Sen. Marco Rubio (R-Fla.) said that President Obama has decided to take the low-minded route since being elected four years ago.
“I don’t agree with Barack Obama on a lot of things, but the one thing I knew back in 2008 when he was elected, was that he had a very unique, perhaps the most unique opportunity ever of any modern American president to bring our nation together on high-minded things,” Rubio said Sunday on CBS’ Face the Nation. “He’s decided to go in a very different direction, and I think that’s going to disappoint a lot of people.”
The senator said Obama is playing dirty now because he can’t run on his record.
“I mean, when you think about the president’s allies have run an ad basically accusing Mitt Romney of being personally responsible for the death of some woman because she lost — a poor lady who lost her health insurance. I mean, that’s just outrageous,” Rubio said. “They’ve accused him of being a felon, basically. They ran another ad that compared him to a vampire. I mean — so certainly, I think that yes, I mean, I don’t remember seeing any of those ads in 2008 from the Obama campaign.”
“…He can’t look at the American people with a straight face and say you are better off today than you were four years ago. He doesn’t want it to be about that. So that’s why he’s talking this way.”
Rubio will open for Mitt Romney when the GOP nominee gives his speech Thursday night to close out the Republican National Convention.
He brushed off controversy over Romney’s Friday comments that “no one’s ever asked to see my birth certificate.”
“My take on it is there is no debate in my mind where the president was born and whether he’s qualified to hold office on the basis of his birth.

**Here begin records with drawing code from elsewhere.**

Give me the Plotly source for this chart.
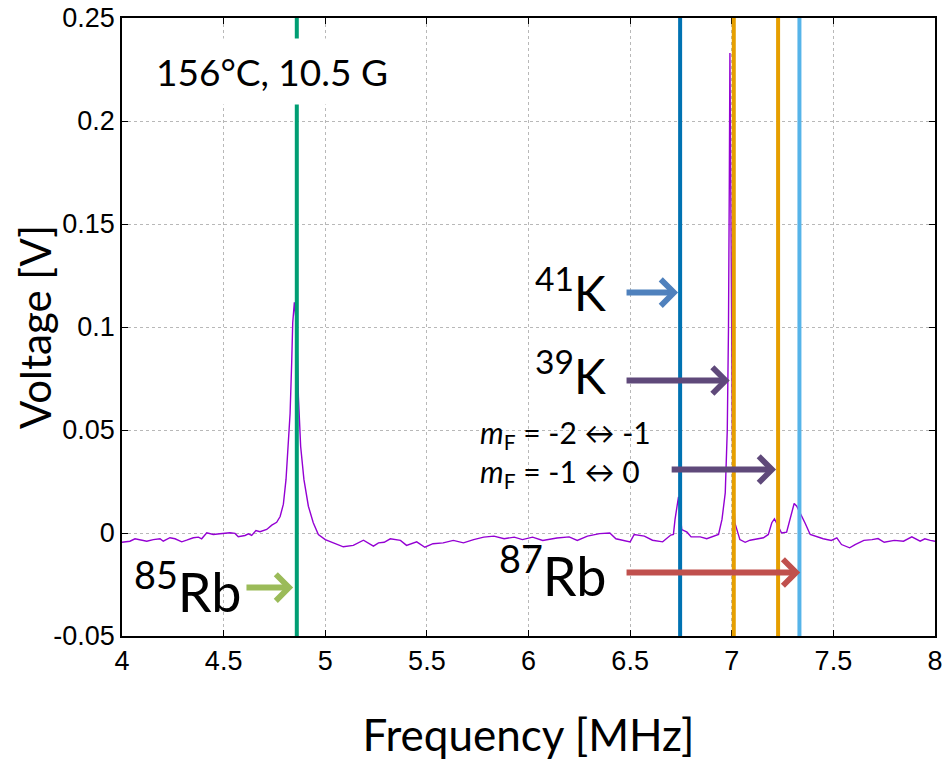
import plotly.graph_objects as go

# Measured spectrum: RF frequency [MHz] vs. photodiode voltage [V]
freq = [
    4.000, 4.039, 4.064, 4.089, 4.122, 4.154, 4.187, 4.203, 4.236, 4.261,
    4.294, 4.318, 4.351, 4.376, 4.392, 4.417, 4.449, 4.482, 4.531, 4.556,
    4.572, 4.605, 4.622, 4.638, 4.659, 4.679, 4.712, 4.737, 4.761, 4.778,
    4.794, 4.807, 4.818, 4.827, 4.835, 4.840, 4.848, 4.860, 4.868, 4.879,
    4.895, 4.917, 4.941, 4.966, 5.000, 5.040, 5.089, 5.138, 5.188, 5.237,
    5.262, 5.290, 5.320, 5.370, 5.400, 5.450, 5.490, 5.530, 5.580, 5.630,
    5.680, 5.730, 5.780, 5.830, 5.880, 5.930, 5.970, 6.020, 6.070, 6.140,
    6.200, 6.240, 6.290, 6.350, 6.400, 6.430, 6.470, 6.500, 6.520, 6.570,
    6.610, 6.660, 6.700, 6.713, 6.721, 6.738, 6.754, 6.780, 6.800, 6.845,
    6.877, 6.910, 6.935, 6.952, 6.968, 6.978, 6.984, 6.988, 6.991, 6.995,
    6.999, 7.003, 7.008, 7.015, 7.040, 7.066, 7.090, 7.123, 7.156, 7.180,
    7.197, 7.210, 7.230, 7.245, 7.270, 7.290, 7.307, 7.320, 7.337, 7.360,
    7.386, 7.420, 7.450, 7.490, 7.517, 7.540, 7.580, 7.607, 7.650, 7.690,
    7.720, 7.750, 7.800, 7.845, 7.886, 7.927, 7.950, 7.977, 8.000,
]
voltage = [
    -0.0045, -0.0040, -0.0028, -0.0032, -0.0040, -0.0032, -0.0028, -0.0040, -0.0023, -0.0028,
    -0.0043, -0.0035, -0.0023, -0.0020, -0.0028, 0.0001, -0.0007, -0.0004, 0.0001, -0.0002,
    -0.0018, -0.0012, -0.0004, -0.0012, 0.0012, 0.0006, 0.0017, 0.0038, 0.0052, 0.0080,
    0.0140, 0.0260, 0.0420, 0.0580, 0.0830, 0.1020, 0.1120, 0.0990, 0.0660, 0.0420,
    0.0260, 0.0130, 0.0050, -0.0007, -0.0032, -0.0048, -0.0067, -0.0060, -0.0035, -0.0064,
    -0.0048, -0.0045, -0.0028, -0.0036, -0.0060, -0.0043, -0.0069, -0.0052, -0.0048, -0.0036,
    -0.0048, -0.0032, -0.0020, -0.0015, -0.0028, -0.0020, -0.0032, -0.0020, -0.0036, -0.0024,
    -0.0019, -0.0036, -0.0015, -0.0003, 0.0000, -0.0028, -0.0036, -0.0043, -0.0007, -0.0015,
    -0.0035, -0.0043, -0.0010, -0.0007, 0.0066, 0.0176, 0.0017, 0.0004, -0.0019, -0.0019,
    -0.0028, -0.0015, -0.0007, 0.0066, 0.0195, 0.0500, 0.1000, 0.1700, 0.2330, 0.1700,
    0.1000, 0.0500, 0.0200, 0.0050, -0.0032, -0.0045, -0.0035, -0.0028, -0.0023, -0.0007,
    0.0050, 0.0069, 0.0033, 0.0000, 0.0004, 0.0080, 0.0143, 0.0130, 0.0098, 0.0050,
    -0.0007, -0.0020, -0.0028, -0.0036, -0.0024, -0.0056, -0.0072, -0.0056, -0.0036, -0.0032,
    -0.0027, -0.0045, -0.0036, -0.0040, -0.0019, -0.0040, -0.0028, -0.0036, -0.0040,
]

# Expected resonance positions [MHz] and their colours
marker_freqs = [4.860, 6.746, 7.010, 7.228, 7.333]
marker_colors = ["#009E73", "#0072B2", "#E69F00", "#E69F00", "#56B4E9"]

# Isotope labels and the arrows pointing at their resonances
species_labels = ["<sup>41</sup>K", "<sup>39</sup>K", "<sup>85</sup>Rb", "<sup>87</sup>Rb"]
label_sizes = [48, 48, 54, 54]
label_x = [6.392, 6.392, 4.600, 6.395]
label_y = [0.118, 0.078, -0.0265, -0.019]
arrow_tail_x = [6.475, 6.475, 4.605, 6.475]
arrow_head_x = [6.736, 6.990, 4.842, 7.337]
arrow_y = [0.1167, 0.0740, -0.0265, -0.0192]
arrow_colors = ["#4F81BD", "#5F497A", "#9BBB59", "#C0504D"]

# Zeeman sub-transitions of 39K, drawn as one two-line block
mf_text = "<i>m</i><sub>F</sub> = -2 ↔ -1<br><i>m</i><sub>F</sub> = -1 ↔ 0"
mf_x = 5.752
mf_y = 0.0385
mf_arrow = (6.697, 7.218, 0.0308)

x_ticks = [4, 4.5, 5, 5.5, 6, 6.5, 7, 7.5, 8]
y_ticks = [-0.05, 0, 0.05, 0.1, 0.15, 0.2, 0.25]

fig = go.Figure()
fig.add_trace(go.Scatter(
    x=freq, y=voltage, mode="lines",
    line=dict(color="#9400D3", width=1.4),
    hoverinfo="skip", showlegend=False,
))

for f, c in zip(marker_freqs, marker_colors):
    fig.add_shape(type="line", xref="x", yref="paper", x0=f, x1=f, y0=0, y1=1,
                  line=dict(color=c, width=4), layer="above")

annotations = []
for txt, sz, lx, ly, tx, hx, ay, col in zip(species_labels, label_sizes, label_x, label_y,
                                             arrow_tail_x, arrow_head_x, arrow_y, arrow_colors):
    annotations.append(dict(x=lx, y=ly, xref="x", yref="y", text=txt, showarrow=False,
                            xanchor="right", yanchor="middle",
                            font=dict(family="Lato", size=sz, color="black")))
    annotations.append(dict(x=hx, y=ay, ax=tx, ay=ay, xref="x", yref="y", axref="x", ayref="y",
                            text="", showarrow=True, arrowhead=4, arrowsize=0.85,
                            arrowwidth=6, arrowcolor=col))

annotations.append(dict(x=mf_x, y=mf_y, xref="x", yref="y", text=mf_text, showarrow=False,
                        xanchor="left", yanchor="middle", align="left",
                        font=dict(family="Lato", size=30, color="black")))
annotations.append(dict(x=mf_arrow[1], y=mf_arrow[2], ax=mf_arrow[0], ay=mf_arrow[2],
                        xref="x", yref="y", axref="x", ayref="y", text="", showarrow=True,
                        arrowhead=4, arrowsize=0.85, arrowwidth=6, arrowcolor="#5F497A"))

annotations.append(dict(x=4.738, y=0.224, xref="x", yref="y", text="156°C, 10.5 G",
                        showarrow=False, xanchor="center", yanchor="middle",
                        bgcolor="white", borderpad=10,
                        font=dict(family="Lato", size=37, color="black")))

# Vertical axis title, placed in paper coordinates
annotations.append(dict(x=-0.107, y=0.5, xref="paper", yref="paper", text="Voltage [V]",
                        textangle=-90, showarrow=False, xanchor="center", yanchor="middle",
                        font=dict(family="Lato", size=42, color="black")))

axis_common = dict(
    showline=True, linecolor="black", linewidth=1.6, mirror="allticks",
    ticks="inside", ticklen=6, tickcolor="black", tickwidth=1,
    showgrid=True, gridcolor="#b8b8b8", griddash="dot", gridwidth=1,
    zeroline=False, automargin=False,
    tickfont=dict(family="Liberation Sans", size=27, color="black"),
)

fig.update_layout(
    width=947, height=760,
    margin=dict(l=122, r=12, t=18, b=124),
    paper_bgcolor="white", plot_bgcolor="white",
    annotations=annotations,
    xaxis=dict(range=[4, 8], tickvals=x_ticks, ticktext=[f"{v:g}" for v in x_ticks],
               title=dict(text="Frequency [MHz]", standoff=48,
                          font=dict(family="Lato", size=44, color="black")),
               **axis_common),
    yaxis=dict(range=[-0.05, 0.25], tickvals=y_ticks, ticktext=[f"{v:g}" for v in y_ticks],
               **axis_common),
)

fig.write_html("out.html")
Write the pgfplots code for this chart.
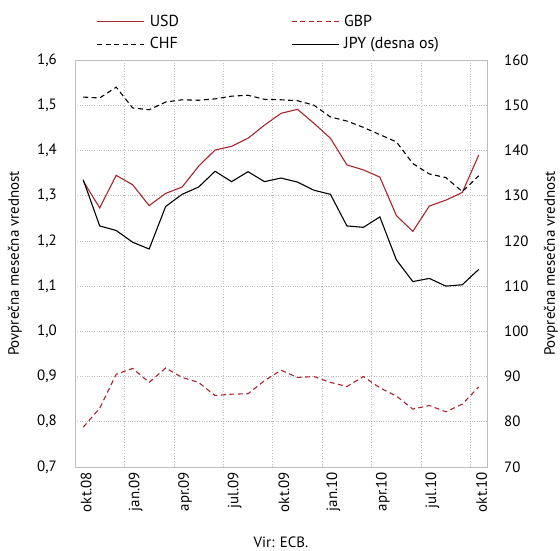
\documentclass[border=0pt]{standalone}
\usepackage{pgfplots}
\pgfplotsset{compat=1.18}
\usepackage{pgfplotstable}
\usepackage{fontspec}
\setmainfont{PT Sans}
\definecolor{usdred}{RGB}{170,35,45}
\definecolor{gridgray}{RGB}{190,190,190}
\pgfplotstableread{
k usd gbp chf jpy
0 1.332 0.788 1.518 133.5
1 1.273 0.830 1.516 123.3
2 1.345 0.905 1.540 122.3
3 1.324 0.918 1.494 119.7
4 1.278 0.887 1.490 118.2
5 1.305 0.919 1.507 127.6
6 1.319 0.898 1.512 130.3
7 1.365 0.887 1.511 131.9
8 1.401 0.858 1.514 135.4
9 1.409 0.861 1.520 133.1
10 1.427 0.862 1.522 135.3
11 1.456 0.891 1.513 133.1
12 1.482 0.914 1.512 133.9
13 1.491 0.898 1.510 133.0
14 1.460 0.900 1.500 131.2
15 1.427 0.887 1.474 130.3
16 1.368 0.878 1.465 123.3
17 1.357 0.900 1.451 123.0
18 1.341 0.875 1.435 125.3
19 1.256 0.857 1.419 115.8
20 1.221 0.828 1.371 111.0
21 1.277 0.836 1.348 111.7
22 1.290 0.822 1.340 110.0
23 1.307 0.839 1.309 110.3
24 1.390 0.877 1.344 113.7
}\data
\begin{document}
\fontsize{15}{17}\selectfont
\begin{tikzpicture}
\pgfplotsset{
  common/.style={
    scale only axis, width=412bp, height=407bp,
    xmin=-0.5, xmax=24.5,
    /pgf/number format/assume math mode=true,
    tick label style={font=\fontsize{15}{17}\selectfont},
    label style={font=\fontsize{15}{17}\selectfont},
    major tick length=0pt, minor tick length=0pt,
  }
}
\begin{axis}[common, name=ax,
  ymin=0.7, ymax=1.6, ytick={0.7,0.8,...,1.61},
  /pgf/number format/.cd, fixed, fixed zerofill, precision=1, use comma, /pgfplots/.cd,
  axis line style={gridgray, line width=0.8pt},
  xtick={0,3,...,24},
  xticklabels={okt.08,jan.09,apr.09,jul.09,okt.09,jan.10,apr.10,jul.10,okt.10},
  xticklabel style={rotate=90, anchor=east, yshift=-3bp},
  minor xtick={2.5,5.5,...,23.5},
  xminorgrids=true, ymajorgrids=true,
  grid style={gridgray, dotted, line width=0.7pt},
  minor grid style={gridgray, dotted, line width=0.7pt},
  ylabel={Povprečna mesečna vrednost},
  ylabel style={at={(axis description cs:-0.146,0.5)}, anchor=center, rotate=0},
  yticklabel style={xshift=-13bp},
  legend columns=2,
  legend style={draw=none, fill=none, at={(0.045,1.012)}, anchor=south west,
    font=\fontsize{16}{18}\selectfont,
    /tikz/every odd column/.append style={column sep=3bp},
    /tikz/every even column/.append style={column sep=110bp},
    row sep=5bp},
  legend cell align=left,
  legend image code/.code={\draw[#1] (0bp,0bp) -- (47bp,0bp);},
]
\addplot[usdred, line width=1.1pt] table[x=k, y=usd] {\data};
\addlegendentry{USD}
\addplot[usdred, line width=1.1pt, dash pattern=on 5bp off 3.5bp] table[x=k, y=gbp] {\data};
\addlegendentry{GBP}
\addplot[black, line width=1.1pt, dash pattern=on 5bp off 3.5bp] table[x=k, y=chf] {\data};
\addlegendentry{CHF}
\addlegendimage{black, line width=1.1pt}
\addlegendentry{JPY (desna os)}
\end{axis}
\begin{axis}[common,
  ymin=70, ymax=160, ytick={70,80,...,160},
  axis x line=none, axis y line*=right,
  y axis line style={draw=none},
  xtick=\empty,
  ylabel={Povprečna mesečna vrednost},
  ylabel style={at={(axis description cs:1.155,0.5)}, anchor=center, rotate=0},
  yticklabel style={xshift=12bp},
]
\addplot[black, line width=1.1pt] table[x=k, y=jpy] {\data};
\end{axis}
\node[font=\fontsize{15}{17}\selectfont, anchor=base] at ([yshift=-81bp]ax.south) {Vir: ECB.};
\pgfresetboundingbox
\path ([xshift=-75bp,yshift=-84bp]ax.south west) rectangle ([xshift=73bp,yshift=60bp]ax.north east);
\end{tikzpicture}
\end{document}
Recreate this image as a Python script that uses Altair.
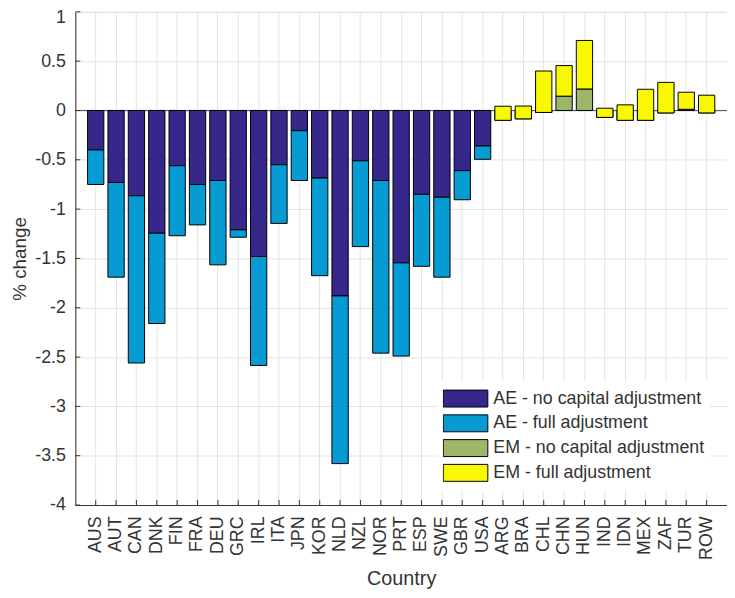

The president himself has joked about it,” Rubio said. “And now, you know, obviously, we live in a political environment where we should be careful about everything we say. I can tell you I’ve heard Mitt Romney repeatedly address this issue and debunk it as a non-issue.”
“Our quarrel with the president is not about his birth certificate, our quarrel is about an $800 billion stimulus that failed, about a debt that continues to grow,” he added.